Eventually you need it, but you can also measure how often a defender is just positioned properly around the guy he marks.
Or is the space between the lines secured? Meaning that, at about 0.5 seconds, is the space is reachable by the players on the lines?
I think two things are clear: 1) This is really hard, and usefully analyzing defensive actions is still in its infancy, but 2) there is a lot of potential growth here for analytics, and if we can come up with this many ideas on a stupid Slack channel, surely there are other smart people out there thinking about these and other ideas.
Cheuk Hei Ho
My take is that bad defensive players are easily spotted by event data but good ones aren't and using defensive stats to evaluate defensive quality can be very rudimentary.
Eight more years of bad defensive metrics will change America in a fundamental way. if you agree with me, go to joe 3 ... 0 ... 33 ... 0 and help me in this fight.
There are no sure bets here, but teams who subscribe to services to obtain tracking data, and invest in people who can create useful analysis from it, will be at the forefront. They will have the opportunity to solve these problems and benefit from the output sooner than others.

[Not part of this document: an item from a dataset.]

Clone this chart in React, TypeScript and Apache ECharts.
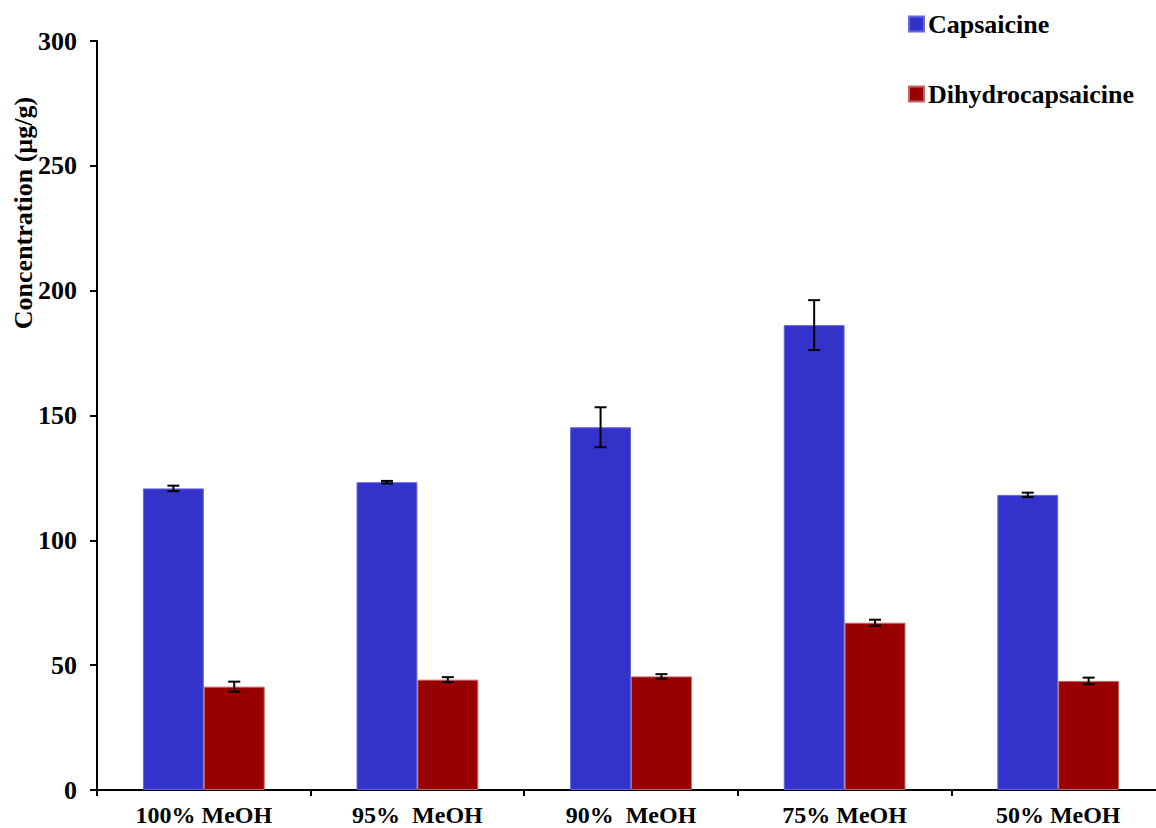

Game actions are focused on the ball, leading to better analysis of attacking actions because there is more and better data. Pretty much every touch of the ball is recorded somehow. But on defense, "the dog that didn't bark" is what comes to mind. The best evidence of a good defender would be a large hole, devoid of an opponent's successful attacking actions. But defenders move around, switch up to handle counters, and the like. It gets to be very difficult. And basic counting stats of defensive actions are somewhat misleading. In 2017, when Minnesota was setting records for goals conceded, the center backs were above average in tackles won. I suggested this stat was because the Minnesota defense was facing more possessions in their own third - but a simple look at # of tackles might suggest a decent defense.